A unified regional structure could allow infrastructure planning at a scale individual councils cannot achieve alone.

For example, rather than fragmented planning and competing priorities between districts, a single regional authority could take a co-ordinated, long-term approach to aviation, freight, tourism, and resilience infrastructure.

There is also the significant financial leverage of Quayside Holdings, the investment arm of the Bay of Plenty Regional Council.

Through its major stake in the Port of Tauranga, Quayside already delivers substantial returns, providing the equivalent of roughly $400 per household in rates relief each year.

This demonstrates the immense financial strength regional-scale investment structures can provide.

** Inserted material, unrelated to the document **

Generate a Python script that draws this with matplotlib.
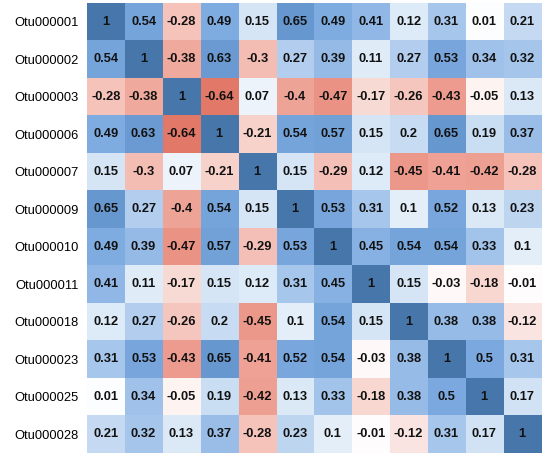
import numpy as np
import matplotlib
matplotlib.use("Agg")
import matplotlib.pyplot as plt
from matplotlib.colors import LinearSegmentedColormap

otus = ["Otu000001", "Otu000002", "Otu000003", "Otu000006", "Otu000007", "Otu000009",
        "Otu000010", "Otu000011", "Otu000018", "Otu000023", "Otu000025", "Otu000028"]

corr = [
    [1, 0.54, -0.28, 0.49, 0.15, 0.65, 0.49, 0.41, 0.12, 0.31, 0.01, 0.21],
    [0.54, 1, -0.38, 0.63, -0.3, 0.27, 0.39, 0.11, 0.27, 0.53, 0.34, 0.32],
    [-0.28, -0.38, 1, -0.64, 0.07, -0.4, -0.47, -0.17, -0.26, -0.43, -0.05, 0.13],
    [0.49, 0.63, -0.64, 1, -0.21, 0.54, 0.57, 0.15, 0.2, 0.65, 0.19, 0.37],
    [0.15, -0.3, 0.07, -0.21, 1, 0.15, -0.29, 0.12, -0.45, -0.41, -0.42, -0.28],
    [0.65, 0.27, -0.4, 0.54, 0.15, 1, 0.53, 0.31, 0.1, 0.52, 0.13, 0.23],
    [0.49, 0.39, -0.47, 0.57, -0.29, 0.53, 1, 0.45, 0.54, 0.54, 0.33, 0.1],
    [0.41, 0.11, -0.17, 0.15, 0.12, 0.31, 0.45, 1, 0.15, -0.03, -0.18, -0.01],
    [0.12, 0.27, -0.26, 0.2, -0.45, 0.1, 0.54, 0.15, 1, 0.38, 0.38, -0.12],
    [0.31, 0.53, -0.43, 0.65, -0.41, 0.52, 0.54, -0.03, 0.38, 1, 0.5, 0.31],
    [0.01, 0.34, -0.05, 0.19, -0.42, 0.13, 0.33, -0.18, 0.38, 0.5, 1, 0.17],
    [0.21, 0.32, 0.13, 0.37, -0.28, 0.23, 0.1, -0.01, -0.12, 0.31, 0.17, 1],
]

# colour stops (value -> rgb)
stops = [
    (-1.0, (205, 70, 60)),
    (-0.64, (225, 120, 104)),
    (-0.45, (236, 152, 138)),
    (-0.28, (245, 195, 186)),
    (0.0, (255, 255, 255)),
    (0.15, (214, 230, 246)),
    (0.3, (170, 200, 236)),
    (0.5, (124, 170, 224)),
    (0.65, (104, 152, 208)),
    (1.0, (70, 118, 170)),
]
cmap = LinearSegmentedColormap.from_list(
    "corr", [((v + 1) / 2, tuple(c / 255 for c in rgb)) for v, rgb in stops])

plt.rcParams["font.family"] = ["Liberation Sans", "DejaVu Sans"]

data = np.array(corr)
fig = plt.figure(figsize=(5.46, 4.58), dpi=100)
ax = fig.add_axes([0.159, 0.011, 0.832, 0.982])
ax.imshow(data, cmap=cmap, vmin=-1, vmax=1, aspect="auto", interpolation="nearest")

for i in range(len(otus)):
    for j in range(len(otus)):
        v = corr[i][j]
        txt = "1" if v == 1 else ("%g" % v)
        ax.text(j, i, txt, ha="center", va="center", fontsize=9.3,
                fontweight="bold", color="#111111")

ax.set_yticks(range(len(otus)))
ax.set_yticklabels(otus, fontsize=9.3)
ax.set_xticks([])
ax.tick_params(axis="y", length=0, pad=6)
for s in ax.spines.values():
    s.set_visible(False)

fig.savefig("out.png", dpi=100)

Where would actual savings come from? Probably not from roads, rubbish, or frontline infrastructure. The biggest efficiencies typically come from reducing duplication in back-office functions:

■ Fewer elected members and committees

■ Consolidated corporate, finance, and IT services

■ Unified planning and regulatory systems

■ Reduced consultancy, policy, and reporting costs

However, these are not guaranteed windfalls; as corporate responsibility grows, salary tiers often rise too.

There are also legitimate warnings to heed.

The Auckland Super City experience showed that large amalgamated councils can create sprawling Council-Controlled Organisations (CCOs) like Auckland Transport and Watercare.

While intended to improve efficiency, these entities can become highly bureaucratic and disconnected from local communities.

Furthermore, heavy compliance demands can sideline local contractors, limiting major contracts to big corporates and forcing locals to subcontract at dictated prices.

This risk is real for a geographically diverse region like the Bay of Plenty.

The danger is that smaller communities slowly lose influence as decision-making gravitates toward larger population centres.

Therefore, the more realistic discussion may not be how to eliminate local councils, but how to better coordinate them through a two-layered model.

The first layer would retain existing local councils and decision-making. Tauranga, Western Bay, Rotorua, Whakatāne, Ōpōtiki, and Kawerau would continue electing their own mayors and councillors to control local planning, parks, community facilities, and local roads.

The second layer would be a stronger regional coordination authority.

This structure would centralise major infrastructure, water systems, engineering standards, procurement, emergency management, and regional economic development.

In effect, councils would stop duplicating expensive back-office systems while retaining local democratic control.

This debate cannot simply be reduced to “bigger is better” versus “protect local identity.”

The real challenge is finding a structure that delivers the strategic capacity of a regional scale without losing the local accountability that smaller councils still provide.